As an alternative, Mr. Lieberman suggested that Israel work with the "new generation" of Palestinian Arabs who were educated in America and in Europe. He also said Israel should coordinate any agreements it makes concerning the West Bank with Jordan and concerning the Gaza Strip with Egypt.

Mr. Lieberman said Israeli concessions have been interpreted as gestures of weakness, not of good will.

He sketched the framework of a possible agreement with Syria, saying that before any such accord was reached, Damascus would have to close down the headquarters of any terrorist organizations based there. "We can lease the Golan Heights for 99 years," he said.

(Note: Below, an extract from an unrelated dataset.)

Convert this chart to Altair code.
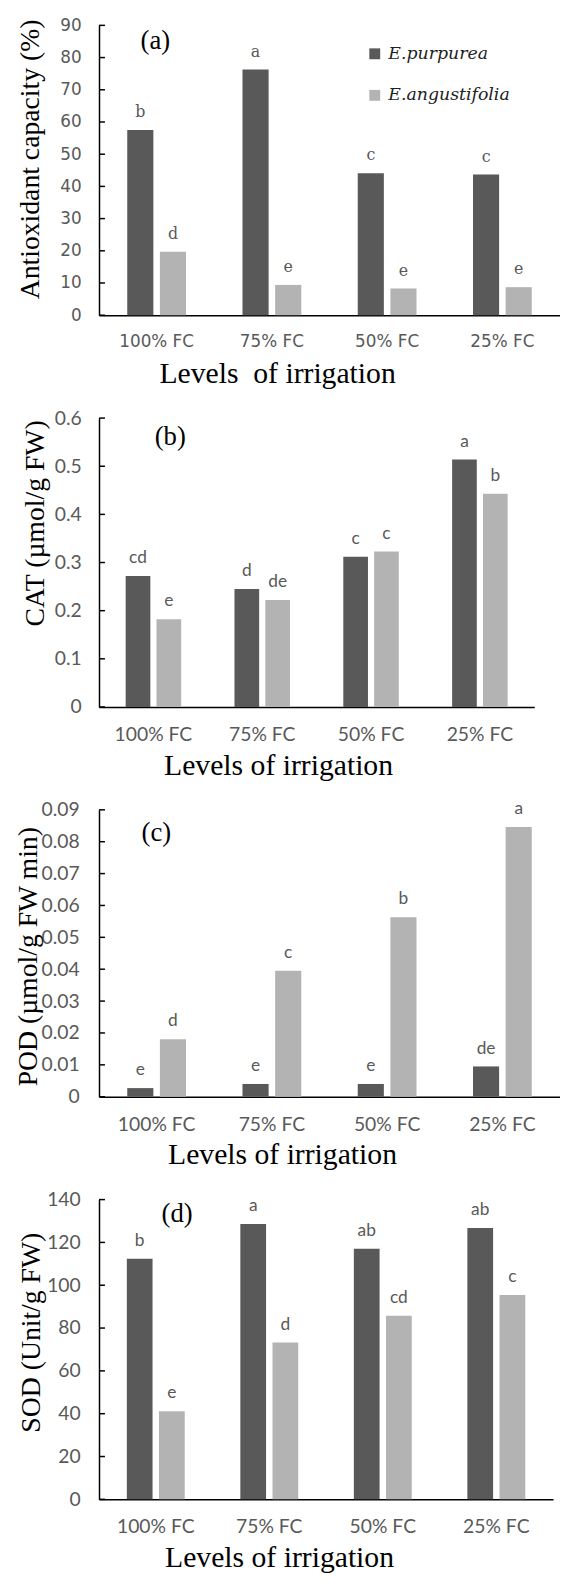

Polls show that Mr. Lieberman, who also serves as minister of strategic affairs, is the second-most popular politician in Israel. An immigrant from Moldova, he served in previous governments as minister of national infrastructure and minister of transportation. His Israel Beiteinu Party controls 11 seats in Israel's 120-member parliament. Though he started out as an Israeli labor leader, he has backed efforts to privatize Israeli state assets such as the national airline and the radio and television broadcasting authority.

He said the reception he has received has changed. "When I spoke even two, three years ago, everyone said, ‘You are radical, you are crazy,'" he said. Now, he says, people complain he isn't going far enough. One measure of the increasing seriousness with which Mr. Lieberman is being considered is that on his visit to America, a Lieberman with a more moderate reputation, the newly re-elected senator from Connecticut, made time for a meeting with him.